Wham, Spam, Thank You, Ma'am
Some people will tell you that Spam, those unsolicited e-mails from hither and yon, is annoying, if not downright pernicious. Not me.
How can you complain about a missive titled, “Talk to Me, Foreigner”? Or “Click Here or Cats are Gonna Die”? Boy, did they ever have the wrong address. Another recent one promised to make me, and I quote, an “Expret” at lovemaking. “Sing” me up.
Maybe I like Spam because as a freelance writer I work for myself, all alone at my solitary computer in the spare bedroom. There is no water cooler or cafeteria, nary a colleague to gossip or conspire with, and incoming e-mails – whether personal, business or otherwise – are few and far between.
Most of my inbox communications start something like this, “We regret to inform you that we won’t be using the article you submitted, or, for that matter, any others you may hazard to write in the foreseeable future…”
The bottom line is that in the electronic sphere you reap what your send. And unfortunately, spending hours firing off personal e-mails to friends, relatives, coworkers and acquaintances to avoid work loses its appeal when you are your own boss. I have, however, toyed with the idea of forming my own Human Resources Department, so I could send myself densely worded policy pronouncements on my abuse of personal time, napping before lunch or missing that mandatory team-building trip to the sumo-wrestling academy.
Yes, I love my Spam the way old people in the park love pigeons. Some days it’s all I have. My Spam box is hardly ever empty. They, whoever “they” may be, must believe that I’m going to give up the popcorn sooner or later. In the meantime, I get to savor each convoluted, incoherent, quasi-English phrase before hitting the delete key.
Some, of course, are better than others. I yearn to know the person who penned this evocative line: “Write Me Some Words.” Before the info-tech, security side of my brain intervened, I was about to reply, “sure, spatula, picayune, bon vivant, polymath, bas relief, dibble-dabble, ciao, baby.”
Sometimes they treat little old me like I’m a great figure astride the world stage, some megalomaniacal leader of an outlaw south Asian nation: “Dave, You are The Dear One.” Who needs to click to get anything more after reading that? Or they want my advice: “Point Me Mistakes, Please.” Sure, mate, right after I tie me kangaroos down.
Without these random communications from the electronic ether I don’t know how I would make it through the day. My subscription to the now defunct Weekly World News used to do the trick. The supermarket tabloid ran stories on topics like seeing-eye ducks (“the best thing about them is they don’t chase cats”) and published exclusives such as “Sasquatch Names Palin to Ticket.” (Before getting your partisan bloomers in a knot, it turns out that the big lug opted for the intentionally hilarious Palin, Michael of Monty Python fame.)

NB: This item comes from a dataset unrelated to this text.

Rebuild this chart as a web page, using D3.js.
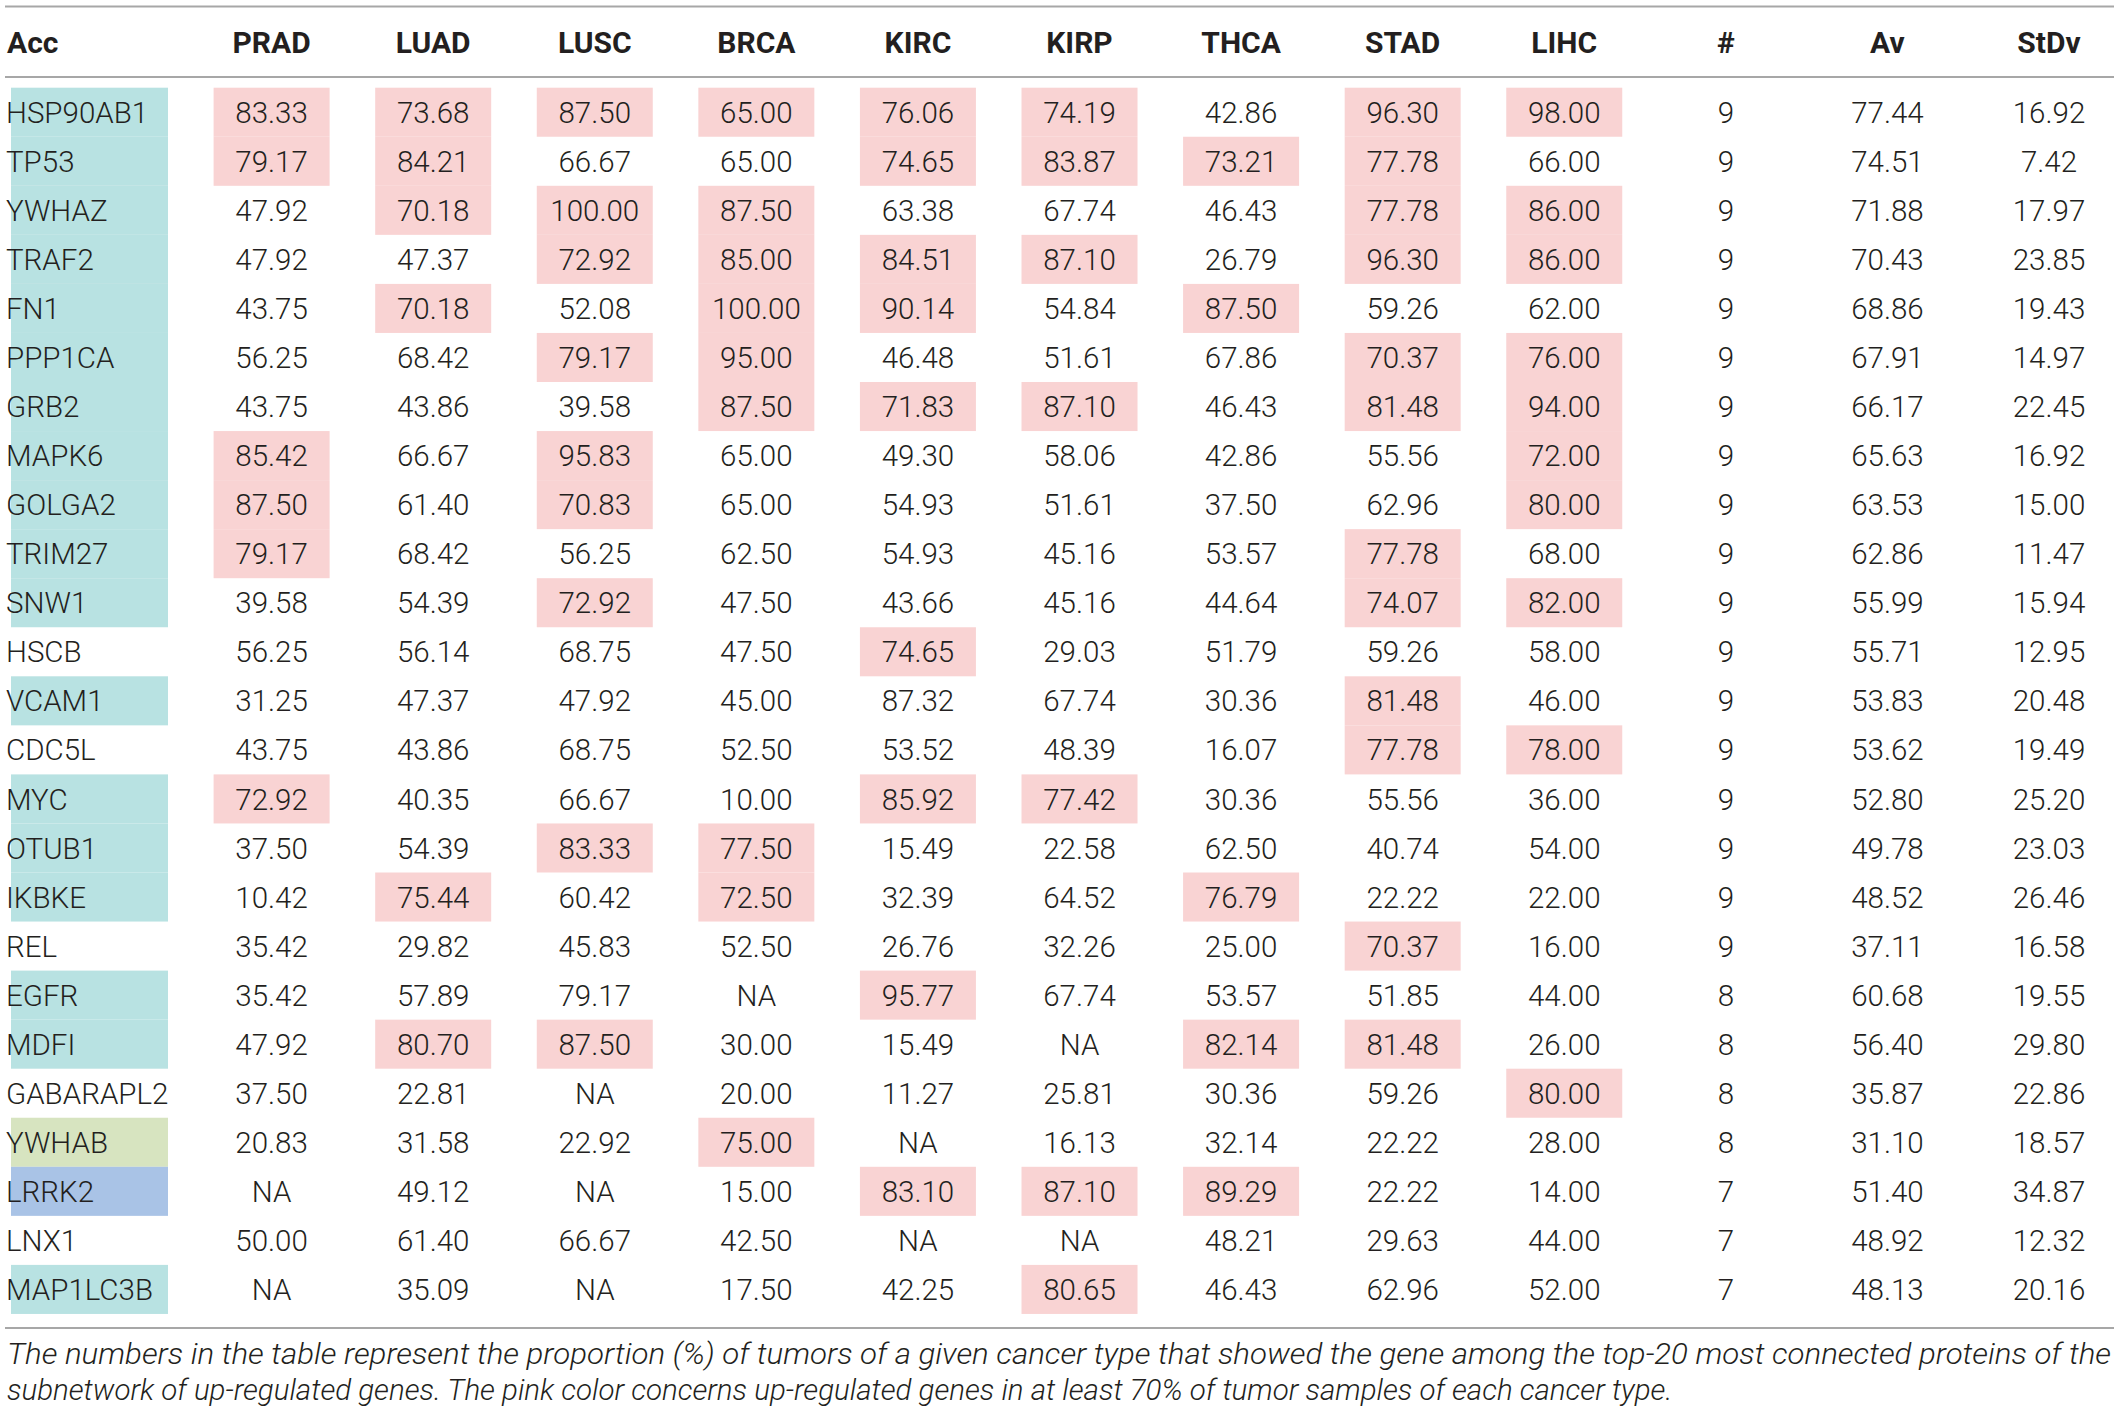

As a writer myself, I know what my fellow scribes are going through. Sometimes you just hit the wall. Whoever sent me this sure must have hit on something, “Map, my office pointed.” Actually, I was tempted to click to see where this cryptic communication was heading. This live one just in: “[News] 49 Dollar LSAT, GMAT, GRE, Live Class.” That most definitely was not news to me.
One day I would like to meet these great communicators face to face, perhaps at a Spam Convention somewhere in Indonesia. Sometimes names are included on the e-mails but they appear to be nom de plumes – like Domenica Molands, which sounds like something W.C. Fields would come up with.
Of course, you can always make an educated guess at authorship. I narrowed down “I Can’t Live Without You” to my Volvo mechanic.
On occasion, I have considered forwarding suspicious e-mails to Homeland Security. Take this one, for example: “44 Explosive Foreplay Techniques.” Leave it to the people who hate our freedom to come up with this despicable concept, the suicide lover.